■ **Required work**
Please write out the complete listing that follows, exactly as it reads.

■ **Stored data**
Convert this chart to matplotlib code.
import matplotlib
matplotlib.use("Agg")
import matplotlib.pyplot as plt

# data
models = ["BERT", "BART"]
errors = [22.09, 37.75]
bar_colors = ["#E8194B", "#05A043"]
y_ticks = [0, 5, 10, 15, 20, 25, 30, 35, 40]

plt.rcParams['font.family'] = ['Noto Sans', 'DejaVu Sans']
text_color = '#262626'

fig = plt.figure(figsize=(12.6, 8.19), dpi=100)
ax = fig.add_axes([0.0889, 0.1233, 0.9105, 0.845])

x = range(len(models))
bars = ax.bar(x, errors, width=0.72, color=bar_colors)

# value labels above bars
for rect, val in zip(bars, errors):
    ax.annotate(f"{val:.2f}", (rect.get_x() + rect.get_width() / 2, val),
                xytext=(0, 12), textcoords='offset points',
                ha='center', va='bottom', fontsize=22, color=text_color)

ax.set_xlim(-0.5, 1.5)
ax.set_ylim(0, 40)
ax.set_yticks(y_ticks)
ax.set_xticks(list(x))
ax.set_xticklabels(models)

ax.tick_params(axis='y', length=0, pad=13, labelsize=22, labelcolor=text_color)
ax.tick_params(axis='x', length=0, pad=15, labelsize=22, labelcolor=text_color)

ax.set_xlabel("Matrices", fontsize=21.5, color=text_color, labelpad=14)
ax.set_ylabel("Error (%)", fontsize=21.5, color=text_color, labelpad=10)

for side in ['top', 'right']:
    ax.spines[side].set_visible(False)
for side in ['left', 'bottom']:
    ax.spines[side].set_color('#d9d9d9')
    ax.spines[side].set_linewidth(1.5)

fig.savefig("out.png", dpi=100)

■ **Task response**
Convert this chart to matplotlib code.
import matplotlib
matplotlib.use("Agg")
import matplotlib.pyplot as plt

# data
models = ["BERT", "BART"]
errors = [22.09, 37.75]
bar_colors = ["#E8194B", "#05A043"]
y_ticks = [0, 5, 10, 15, 20, 25, 30, 35, 40]

plt.rcParams['font.family'] = ['Noto Sans', 'DejaVu Sans']
text_color = '#262626'

fig = plt.figure(figsize=(12.6, 8.19), dpi=100)
ax = fig.add_axes([0.0889, 0.1233, 0.9105, 0.845])

x = range(len(models))
bars = ax.bar(x, errors, width=0.72, color=bar_colors)

# value labels above bars
for rect, val in zip(bars, errors):
    ax.annotate(f"{val:.2f}", (rect.get_x() + rect.get_width() / 2, val),
                xytext=(0, 12), textcoords='offset points',
                ha='center', va='bottom', fontsize=22, color=text_color)

ax.set_xlim(-0.5, 1.5)
ax.set_ylim(0, 40)
ax.set_yticks(y_ticks)
ax.set_xticks(list(x))
ax.set_xticklabels(models)

ax.tick_params(axis='y', length=0, pad=13, labelsize=22, labelcolor=text_color)
ax.tick_params(axis='x', length=0, pad=15, labelsize=22, labelcolor=text_color)

ax.set_xlabel("Matrices", fontsize=21.5, color=text_color, labelpad=14)
ax.set_ylabel("Error (%)", fontsize=21.5, color=text_color, labelpad=10)

for side in ['top', 'right']:
    ax.spines[side].set_visible(False)
for side in ['left', 'bottom']:
    ax.spines[side].set_color('#d9d9d9')
    ax.spines[side].set_linewidth(1.5)

fig.savefig("out.png", dpi=100)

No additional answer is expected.